* [DATA LINES]:
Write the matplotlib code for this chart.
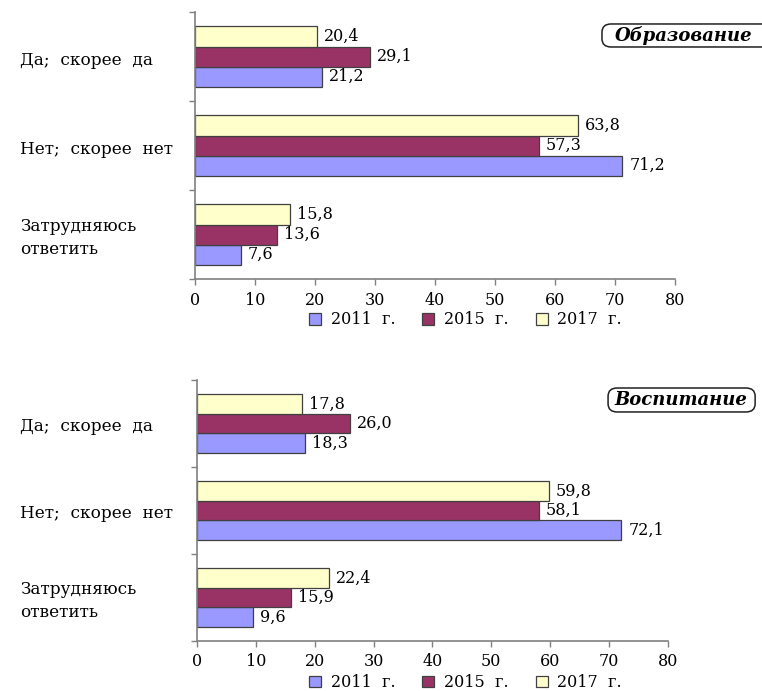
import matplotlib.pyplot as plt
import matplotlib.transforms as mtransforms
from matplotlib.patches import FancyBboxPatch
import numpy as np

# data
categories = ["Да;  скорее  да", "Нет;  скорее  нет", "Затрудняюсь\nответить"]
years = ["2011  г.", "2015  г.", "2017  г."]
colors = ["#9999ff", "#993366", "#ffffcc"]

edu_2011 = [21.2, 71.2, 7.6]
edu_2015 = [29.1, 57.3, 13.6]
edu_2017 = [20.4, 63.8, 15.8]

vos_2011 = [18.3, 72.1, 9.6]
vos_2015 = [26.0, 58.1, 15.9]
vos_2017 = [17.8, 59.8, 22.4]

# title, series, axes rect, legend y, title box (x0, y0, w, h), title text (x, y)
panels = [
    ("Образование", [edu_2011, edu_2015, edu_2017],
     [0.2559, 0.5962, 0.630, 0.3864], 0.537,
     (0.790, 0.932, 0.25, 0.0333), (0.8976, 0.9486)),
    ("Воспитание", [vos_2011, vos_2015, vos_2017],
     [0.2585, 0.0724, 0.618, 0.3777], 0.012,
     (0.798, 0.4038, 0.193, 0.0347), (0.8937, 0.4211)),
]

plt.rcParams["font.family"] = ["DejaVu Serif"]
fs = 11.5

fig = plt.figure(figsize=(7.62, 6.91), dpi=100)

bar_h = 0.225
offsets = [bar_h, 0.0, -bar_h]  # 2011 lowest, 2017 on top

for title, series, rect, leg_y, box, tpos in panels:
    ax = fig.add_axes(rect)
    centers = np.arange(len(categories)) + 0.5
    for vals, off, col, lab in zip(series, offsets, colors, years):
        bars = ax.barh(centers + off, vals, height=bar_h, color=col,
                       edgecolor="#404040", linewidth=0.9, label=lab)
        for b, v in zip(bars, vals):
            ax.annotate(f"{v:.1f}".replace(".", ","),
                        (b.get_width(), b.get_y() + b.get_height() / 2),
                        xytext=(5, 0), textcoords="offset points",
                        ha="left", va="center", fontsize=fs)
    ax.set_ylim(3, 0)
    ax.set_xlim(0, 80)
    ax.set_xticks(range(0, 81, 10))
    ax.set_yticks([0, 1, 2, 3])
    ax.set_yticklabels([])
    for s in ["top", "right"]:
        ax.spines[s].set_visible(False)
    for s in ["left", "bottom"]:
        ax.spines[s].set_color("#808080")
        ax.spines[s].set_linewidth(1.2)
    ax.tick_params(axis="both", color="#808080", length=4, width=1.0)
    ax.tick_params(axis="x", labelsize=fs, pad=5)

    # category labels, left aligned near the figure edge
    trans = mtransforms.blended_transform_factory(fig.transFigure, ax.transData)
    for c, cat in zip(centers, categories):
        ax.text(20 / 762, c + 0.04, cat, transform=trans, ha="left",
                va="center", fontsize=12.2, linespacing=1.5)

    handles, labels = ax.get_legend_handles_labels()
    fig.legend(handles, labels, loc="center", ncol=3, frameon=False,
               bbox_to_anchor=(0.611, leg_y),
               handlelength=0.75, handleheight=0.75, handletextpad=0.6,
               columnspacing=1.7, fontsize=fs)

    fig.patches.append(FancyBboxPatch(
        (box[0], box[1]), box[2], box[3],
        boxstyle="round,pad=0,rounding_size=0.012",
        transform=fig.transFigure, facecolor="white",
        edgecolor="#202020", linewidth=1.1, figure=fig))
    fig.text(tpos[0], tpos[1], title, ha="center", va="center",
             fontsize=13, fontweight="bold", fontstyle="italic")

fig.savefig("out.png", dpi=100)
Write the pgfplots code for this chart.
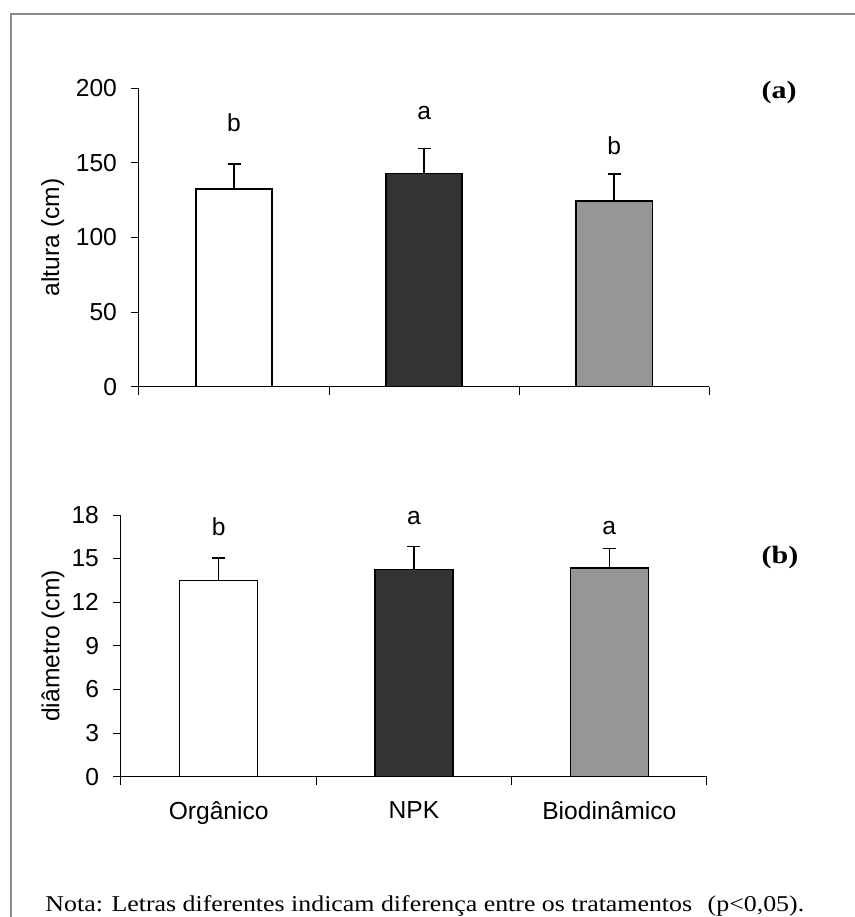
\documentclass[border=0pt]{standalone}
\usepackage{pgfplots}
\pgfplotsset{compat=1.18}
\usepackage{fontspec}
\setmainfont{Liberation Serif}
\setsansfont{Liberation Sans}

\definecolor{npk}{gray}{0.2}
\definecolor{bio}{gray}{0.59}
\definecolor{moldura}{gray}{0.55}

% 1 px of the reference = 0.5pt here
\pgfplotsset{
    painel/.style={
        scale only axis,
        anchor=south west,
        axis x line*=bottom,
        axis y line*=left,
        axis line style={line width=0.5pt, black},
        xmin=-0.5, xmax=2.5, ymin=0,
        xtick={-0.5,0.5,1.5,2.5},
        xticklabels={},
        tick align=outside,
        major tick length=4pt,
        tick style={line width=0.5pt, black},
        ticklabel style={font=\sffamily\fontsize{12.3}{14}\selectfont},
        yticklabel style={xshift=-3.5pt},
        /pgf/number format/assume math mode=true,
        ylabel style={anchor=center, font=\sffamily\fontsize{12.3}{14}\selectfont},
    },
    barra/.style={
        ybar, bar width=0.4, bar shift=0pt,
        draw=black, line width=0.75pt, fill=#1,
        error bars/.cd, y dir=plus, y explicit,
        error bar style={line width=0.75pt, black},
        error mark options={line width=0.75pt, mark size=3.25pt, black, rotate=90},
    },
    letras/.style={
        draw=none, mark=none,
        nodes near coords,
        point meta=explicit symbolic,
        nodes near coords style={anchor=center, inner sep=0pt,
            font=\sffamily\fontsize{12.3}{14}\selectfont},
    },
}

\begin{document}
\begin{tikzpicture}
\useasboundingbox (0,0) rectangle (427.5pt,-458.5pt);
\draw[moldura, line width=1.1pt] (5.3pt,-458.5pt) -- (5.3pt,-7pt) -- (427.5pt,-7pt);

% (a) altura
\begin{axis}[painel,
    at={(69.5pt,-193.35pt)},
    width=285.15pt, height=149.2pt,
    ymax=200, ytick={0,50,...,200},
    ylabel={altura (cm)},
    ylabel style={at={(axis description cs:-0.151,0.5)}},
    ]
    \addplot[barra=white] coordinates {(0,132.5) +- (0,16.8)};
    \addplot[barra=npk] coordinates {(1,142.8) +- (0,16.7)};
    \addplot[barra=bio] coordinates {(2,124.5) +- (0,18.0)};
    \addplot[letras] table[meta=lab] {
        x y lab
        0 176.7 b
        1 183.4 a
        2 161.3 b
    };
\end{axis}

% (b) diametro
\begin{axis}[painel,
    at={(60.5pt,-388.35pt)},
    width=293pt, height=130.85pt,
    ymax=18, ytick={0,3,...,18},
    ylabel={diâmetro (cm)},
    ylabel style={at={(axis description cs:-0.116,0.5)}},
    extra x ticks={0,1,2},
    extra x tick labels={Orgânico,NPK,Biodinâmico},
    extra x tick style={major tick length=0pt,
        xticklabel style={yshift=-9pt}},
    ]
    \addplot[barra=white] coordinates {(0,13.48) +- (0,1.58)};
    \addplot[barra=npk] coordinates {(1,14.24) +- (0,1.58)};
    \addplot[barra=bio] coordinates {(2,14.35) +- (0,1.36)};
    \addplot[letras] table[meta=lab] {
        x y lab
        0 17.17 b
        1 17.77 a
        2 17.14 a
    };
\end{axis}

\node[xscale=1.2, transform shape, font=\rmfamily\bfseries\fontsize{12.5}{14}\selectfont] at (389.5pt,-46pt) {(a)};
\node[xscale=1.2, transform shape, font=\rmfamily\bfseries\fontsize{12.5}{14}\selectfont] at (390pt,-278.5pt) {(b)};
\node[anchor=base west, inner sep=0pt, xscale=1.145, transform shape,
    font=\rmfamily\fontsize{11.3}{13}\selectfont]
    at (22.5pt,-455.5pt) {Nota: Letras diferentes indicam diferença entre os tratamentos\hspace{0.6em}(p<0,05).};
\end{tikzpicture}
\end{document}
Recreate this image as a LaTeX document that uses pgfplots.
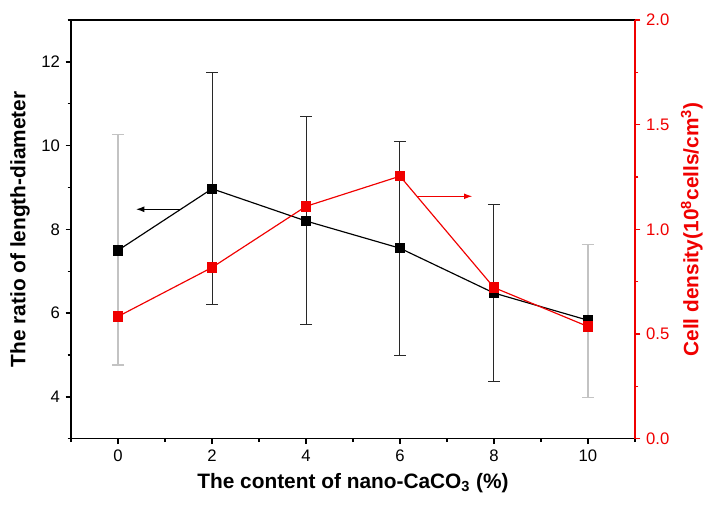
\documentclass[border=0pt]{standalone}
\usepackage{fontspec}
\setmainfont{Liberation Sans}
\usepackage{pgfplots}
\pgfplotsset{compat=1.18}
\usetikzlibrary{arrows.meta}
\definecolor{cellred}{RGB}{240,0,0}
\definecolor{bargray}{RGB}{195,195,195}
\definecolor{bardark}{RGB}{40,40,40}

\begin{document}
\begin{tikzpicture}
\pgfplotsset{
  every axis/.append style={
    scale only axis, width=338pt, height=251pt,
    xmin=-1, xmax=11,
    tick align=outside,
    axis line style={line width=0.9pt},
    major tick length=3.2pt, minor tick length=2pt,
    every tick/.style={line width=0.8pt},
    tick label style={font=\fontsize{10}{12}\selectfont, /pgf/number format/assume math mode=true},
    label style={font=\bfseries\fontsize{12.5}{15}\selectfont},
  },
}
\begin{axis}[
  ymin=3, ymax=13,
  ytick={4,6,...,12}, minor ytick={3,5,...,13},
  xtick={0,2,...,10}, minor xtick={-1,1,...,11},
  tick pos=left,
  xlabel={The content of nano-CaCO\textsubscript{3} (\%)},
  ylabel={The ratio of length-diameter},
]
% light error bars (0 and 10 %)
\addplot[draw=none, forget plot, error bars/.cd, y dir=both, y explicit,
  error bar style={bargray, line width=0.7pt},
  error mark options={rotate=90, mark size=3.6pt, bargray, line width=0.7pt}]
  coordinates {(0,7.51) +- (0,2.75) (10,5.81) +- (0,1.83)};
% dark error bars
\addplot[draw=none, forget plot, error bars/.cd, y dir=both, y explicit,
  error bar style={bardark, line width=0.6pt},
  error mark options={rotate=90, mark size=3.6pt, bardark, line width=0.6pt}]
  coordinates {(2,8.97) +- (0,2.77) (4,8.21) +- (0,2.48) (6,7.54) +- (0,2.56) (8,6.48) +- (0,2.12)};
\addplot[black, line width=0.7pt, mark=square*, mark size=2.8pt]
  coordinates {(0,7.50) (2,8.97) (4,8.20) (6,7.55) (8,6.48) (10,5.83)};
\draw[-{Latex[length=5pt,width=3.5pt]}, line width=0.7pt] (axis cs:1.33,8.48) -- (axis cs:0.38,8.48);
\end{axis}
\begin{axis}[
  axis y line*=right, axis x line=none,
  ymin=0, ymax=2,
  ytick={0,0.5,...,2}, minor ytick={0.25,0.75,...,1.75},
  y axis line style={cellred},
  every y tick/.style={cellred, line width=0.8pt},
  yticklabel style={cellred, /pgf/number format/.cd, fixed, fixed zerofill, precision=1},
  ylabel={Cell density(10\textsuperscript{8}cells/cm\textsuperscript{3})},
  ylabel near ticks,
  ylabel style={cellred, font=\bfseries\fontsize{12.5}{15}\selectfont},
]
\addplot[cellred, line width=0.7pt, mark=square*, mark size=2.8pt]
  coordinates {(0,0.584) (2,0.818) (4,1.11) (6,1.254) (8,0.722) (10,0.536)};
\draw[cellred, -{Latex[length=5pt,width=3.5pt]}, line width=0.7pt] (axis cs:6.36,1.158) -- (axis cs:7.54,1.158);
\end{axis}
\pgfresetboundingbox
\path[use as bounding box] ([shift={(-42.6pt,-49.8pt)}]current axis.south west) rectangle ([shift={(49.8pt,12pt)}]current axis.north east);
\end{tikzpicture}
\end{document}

* [WHAT THIS TASK INVOLVES]: Select every line above that contains the word "chart", and copy it.

* [RESPONSE FOR THIS EXERCISE]:
Write the matplotlib code for this chart.
Write the pgfplots code for this chart.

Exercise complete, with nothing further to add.